Task inputs:

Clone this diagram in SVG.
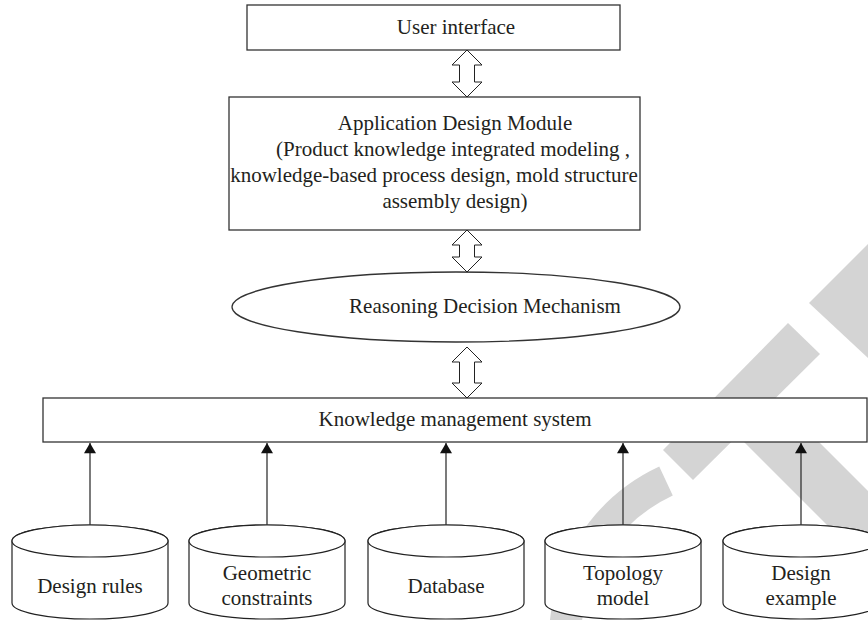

---

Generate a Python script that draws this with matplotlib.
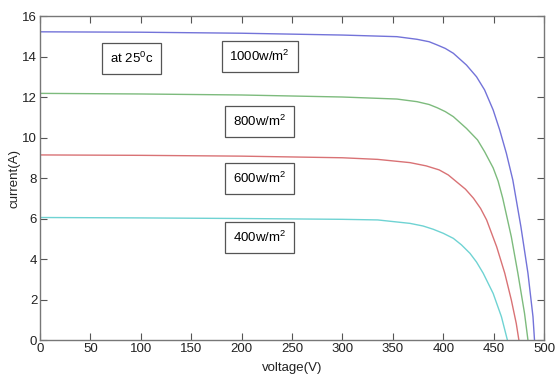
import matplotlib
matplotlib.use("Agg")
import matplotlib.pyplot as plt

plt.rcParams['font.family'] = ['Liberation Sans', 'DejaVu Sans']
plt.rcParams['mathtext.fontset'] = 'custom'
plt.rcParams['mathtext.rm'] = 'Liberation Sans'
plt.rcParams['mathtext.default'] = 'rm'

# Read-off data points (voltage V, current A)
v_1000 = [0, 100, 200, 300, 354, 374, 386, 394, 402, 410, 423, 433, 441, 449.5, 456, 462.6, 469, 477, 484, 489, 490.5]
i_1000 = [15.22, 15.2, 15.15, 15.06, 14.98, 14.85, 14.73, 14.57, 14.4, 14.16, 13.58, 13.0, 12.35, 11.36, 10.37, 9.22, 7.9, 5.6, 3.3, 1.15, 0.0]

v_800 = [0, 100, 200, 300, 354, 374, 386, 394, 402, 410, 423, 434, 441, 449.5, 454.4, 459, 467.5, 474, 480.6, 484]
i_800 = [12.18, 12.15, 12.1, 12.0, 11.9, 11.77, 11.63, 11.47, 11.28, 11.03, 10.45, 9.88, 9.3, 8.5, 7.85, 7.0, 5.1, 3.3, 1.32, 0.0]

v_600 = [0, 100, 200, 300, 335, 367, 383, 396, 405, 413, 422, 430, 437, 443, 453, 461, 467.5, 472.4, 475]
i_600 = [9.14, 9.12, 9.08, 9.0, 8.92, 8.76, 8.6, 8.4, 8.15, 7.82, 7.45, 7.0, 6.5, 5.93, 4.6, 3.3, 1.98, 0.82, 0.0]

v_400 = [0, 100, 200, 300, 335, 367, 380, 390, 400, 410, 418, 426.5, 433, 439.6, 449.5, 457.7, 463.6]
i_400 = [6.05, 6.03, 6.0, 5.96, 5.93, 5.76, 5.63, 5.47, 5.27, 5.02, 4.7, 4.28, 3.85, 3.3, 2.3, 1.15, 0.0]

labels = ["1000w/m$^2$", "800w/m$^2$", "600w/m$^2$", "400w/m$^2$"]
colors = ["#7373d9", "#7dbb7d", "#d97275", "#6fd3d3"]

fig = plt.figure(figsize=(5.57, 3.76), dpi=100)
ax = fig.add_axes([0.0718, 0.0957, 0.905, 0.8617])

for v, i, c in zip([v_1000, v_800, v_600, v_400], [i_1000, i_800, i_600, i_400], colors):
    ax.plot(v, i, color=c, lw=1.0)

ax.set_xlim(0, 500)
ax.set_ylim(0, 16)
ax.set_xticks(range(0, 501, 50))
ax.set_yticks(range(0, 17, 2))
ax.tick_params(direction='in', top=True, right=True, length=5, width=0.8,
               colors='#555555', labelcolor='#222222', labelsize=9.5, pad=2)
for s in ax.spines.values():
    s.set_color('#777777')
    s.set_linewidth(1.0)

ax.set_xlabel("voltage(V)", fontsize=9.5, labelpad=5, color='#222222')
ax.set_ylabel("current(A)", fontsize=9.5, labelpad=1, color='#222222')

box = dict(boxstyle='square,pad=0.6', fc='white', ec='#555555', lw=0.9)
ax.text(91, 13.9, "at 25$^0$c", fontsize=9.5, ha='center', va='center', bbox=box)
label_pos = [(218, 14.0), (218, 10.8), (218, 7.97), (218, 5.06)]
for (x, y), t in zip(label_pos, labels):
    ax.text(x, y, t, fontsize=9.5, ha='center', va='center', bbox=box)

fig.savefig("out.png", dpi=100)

* * *

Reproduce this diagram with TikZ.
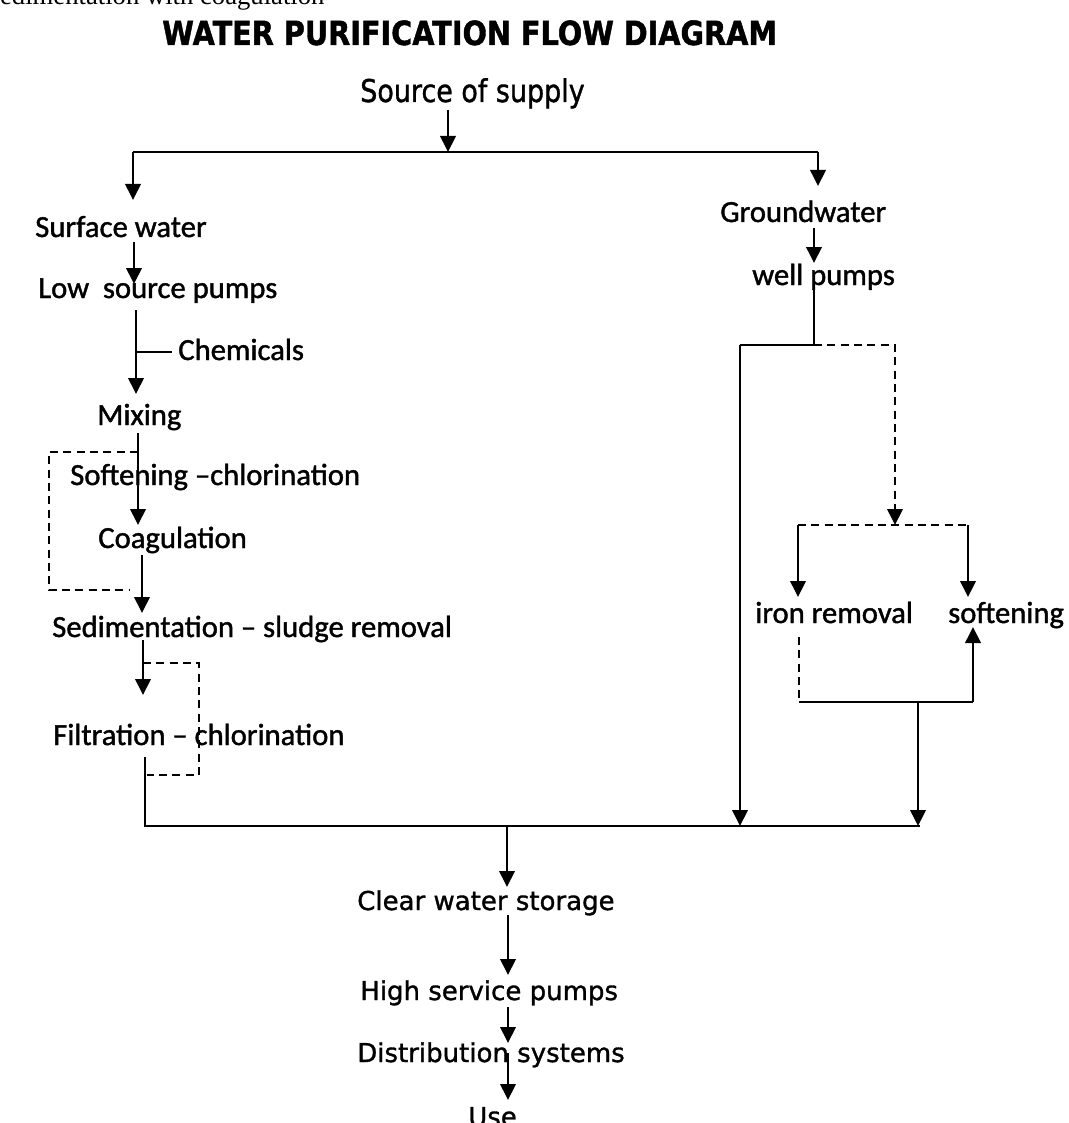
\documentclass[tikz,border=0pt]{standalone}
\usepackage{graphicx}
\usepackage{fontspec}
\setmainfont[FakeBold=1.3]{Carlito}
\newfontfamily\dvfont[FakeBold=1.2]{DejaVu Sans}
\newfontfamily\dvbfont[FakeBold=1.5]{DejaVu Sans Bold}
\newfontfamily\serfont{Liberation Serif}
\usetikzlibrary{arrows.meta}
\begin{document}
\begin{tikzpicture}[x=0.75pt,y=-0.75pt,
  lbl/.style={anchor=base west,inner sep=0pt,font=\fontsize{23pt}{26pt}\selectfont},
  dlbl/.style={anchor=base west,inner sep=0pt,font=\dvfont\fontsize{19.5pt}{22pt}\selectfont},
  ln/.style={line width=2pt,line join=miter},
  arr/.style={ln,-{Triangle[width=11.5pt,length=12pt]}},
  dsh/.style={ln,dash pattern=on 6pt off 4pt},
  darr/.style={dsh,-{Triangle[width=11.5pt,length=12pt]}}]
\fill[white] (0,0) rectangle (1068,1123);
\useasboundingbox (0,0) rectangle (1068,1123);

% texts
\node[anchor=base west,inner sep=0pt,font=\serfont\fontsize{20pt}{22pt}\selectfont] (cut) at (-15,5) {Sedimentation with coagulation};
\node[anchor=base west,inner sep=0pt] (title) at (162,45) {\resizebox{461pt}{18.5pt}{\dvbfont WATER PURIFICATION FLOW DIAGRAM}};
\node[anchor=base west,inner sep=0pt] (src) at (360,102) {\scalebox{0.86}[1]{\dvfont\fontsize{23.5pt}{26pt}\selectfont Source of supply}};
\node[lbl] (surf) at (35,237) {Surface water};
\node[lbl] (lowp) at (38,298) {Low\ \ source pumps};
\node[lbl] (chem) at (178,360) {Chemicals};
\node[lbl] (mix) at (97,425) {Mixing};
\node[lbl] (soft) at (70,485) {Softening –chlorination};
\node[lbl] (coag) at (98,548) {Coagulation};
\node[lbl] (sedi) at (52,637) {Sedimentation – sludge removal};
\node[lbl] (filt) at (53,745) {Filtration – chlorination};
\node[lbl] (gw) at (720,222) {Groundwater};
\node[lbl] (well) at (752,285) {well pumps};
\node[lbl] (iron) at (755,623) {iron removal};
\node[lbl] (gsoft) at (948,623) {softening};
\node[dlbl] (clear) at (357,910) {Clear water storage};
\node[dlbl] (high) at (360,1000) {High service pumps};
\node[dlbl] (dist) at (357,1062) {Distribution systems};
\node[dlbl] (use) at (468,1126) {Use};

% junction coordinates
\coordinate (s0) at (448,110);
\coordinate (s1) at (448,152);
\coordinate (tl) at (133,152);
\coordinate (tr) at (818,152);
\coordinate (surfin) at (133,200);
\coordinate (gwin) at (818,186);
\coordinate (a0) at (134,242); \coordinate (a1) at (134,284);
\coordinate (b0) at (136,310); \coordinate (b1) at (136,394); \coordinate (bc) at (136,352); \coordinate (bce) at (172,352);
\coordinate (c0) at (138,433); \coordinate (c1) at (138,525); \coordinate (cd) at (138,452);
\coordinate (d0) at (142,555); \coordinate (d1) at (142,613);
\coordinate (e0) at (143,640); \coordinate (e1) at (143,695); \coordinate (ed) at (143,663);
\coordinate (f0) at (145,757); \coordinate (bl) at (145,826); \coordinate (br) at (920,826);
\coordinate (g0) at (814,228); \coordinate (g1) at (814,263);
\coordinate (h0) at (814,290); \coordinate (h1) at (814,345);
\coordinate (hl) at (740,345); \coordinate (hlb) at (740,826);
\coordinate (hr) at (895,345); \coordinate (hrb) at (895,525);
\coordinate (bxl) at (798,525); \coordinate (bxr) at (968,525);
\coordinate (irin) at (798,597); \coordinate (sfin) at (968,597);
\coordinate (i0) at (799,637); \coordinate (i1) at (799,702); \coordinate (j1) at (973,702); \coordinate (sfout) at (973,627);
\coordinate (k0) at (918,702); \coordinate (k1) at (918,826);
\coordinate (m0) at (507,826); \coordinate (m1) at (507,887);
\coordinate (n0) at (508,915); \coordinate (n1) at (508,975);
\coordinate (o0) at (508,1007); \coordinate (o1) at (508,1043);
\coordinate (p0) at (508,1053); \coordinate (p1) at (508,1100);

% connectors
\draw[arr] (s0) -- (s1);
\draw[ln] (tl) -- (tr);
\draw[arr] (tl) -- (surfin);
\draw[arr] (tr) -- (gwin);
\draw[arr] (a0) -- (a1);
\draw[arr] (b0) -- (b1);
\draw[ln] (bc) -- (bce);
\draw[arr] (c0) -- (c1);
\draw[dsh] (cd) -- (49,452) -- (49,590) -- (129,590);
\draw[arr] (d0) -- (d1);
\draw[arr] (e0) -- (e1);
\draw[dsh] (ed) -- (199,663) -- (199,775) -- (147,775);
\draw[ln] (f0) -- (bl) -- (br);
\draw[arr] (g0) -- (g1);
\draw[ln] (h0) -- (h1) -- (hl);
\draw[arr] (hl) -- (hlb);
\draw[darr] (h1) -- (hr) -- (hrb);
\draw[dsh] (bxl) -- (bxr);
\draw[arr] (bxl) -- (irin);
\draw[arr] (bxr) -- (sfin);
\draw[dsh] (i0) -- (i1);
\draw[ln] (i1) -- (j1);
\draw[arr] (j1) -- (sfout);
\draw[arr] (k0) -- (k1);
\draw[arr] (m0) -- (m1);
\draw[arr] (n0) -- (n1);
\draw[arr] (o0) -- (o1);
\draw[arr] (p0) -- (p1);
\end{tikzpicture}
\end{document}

What is required: From the listing above, repeat only the lines between the line containing "Generate a Python" and the line containing "2.3, 1.15, 0.0]", those two included. Pictures are not part of the copy.

Correct answer:
Generate a Python script that draws this with matplotlib.
import matplotlib
matplotlib.use("Agg")
import matplotlib.pyplot as plt

plt.rcParams['font.family'] = ['Liberation Sans', 'DejaVu Sans']
plt.rcParams['mathtext.fontset'] = 'custom'
plt.rcParams['mathtext.rm'] = 'Liberation Sans'
plt.rcParams['mathtext.default'] = 'rm'

# Read-off data points (voltage V, current A)
v_1000 = [0, 100, 200, 300, 354, 374, 386, 394, 402, 410, 423, 433, 441, 449.5, 456, 462.6, 469, 477, 484, 489, 490.5]
i_1000 = [15.22, 15.2, 15.15, 15.06, 14.98, 14.85, 14.73, 14.57, 14.4, 14.16, 13.58, 13.0, 12.35, 11.36, 10.37, 9.22, 7.9, 5.6, 3.3, 1.15, 0.0]

v_800 = [0, 100, 200, 300, 354, 374, 386, 394, 402, 410, 423, 434, 441, 449.5, 454.4, 459, 467.5, 474, 480.6, 484]
i_800 = [12.18, 12.15, 12.1, 12.0, 11.9, 11.77, 11.63, 11.47, 11.28, 11.03, 10.45, 9.88, 9.3, 8.5, 7.85, 7.0, 5.1, 3.3, 1.32, 0.0]

v_600 = [0, 100, 200, 300, 335, 367, 383, 396, 405, 413, 422, 430, 437, 443, 453, 461, 467.5, 472.4, 475]
i_600 = [9.14, 9.12, 9.08, 9.0, 8.92, 8.76, 8.6, 8.4, 8.15, 7.82, 7.45, 7.0, 6.5, 5.93, 4.6, 3.3, 1.98, 0.82, 0.0]

v_400 = [0, 100, 200, 300, 335, 367, 380, 390, 400, 410, 418, 426.5, 433, 439.6, 449.5, 457.7, 463.6]
i_400 = [6.05, 6.03, 6.0, 5.96, 5.93, 5.76, 5.63, 5.47, 5.27, 5.02, 4.7, 4.28, 3.85, 3.3, 2.3, 1.15, 0.0]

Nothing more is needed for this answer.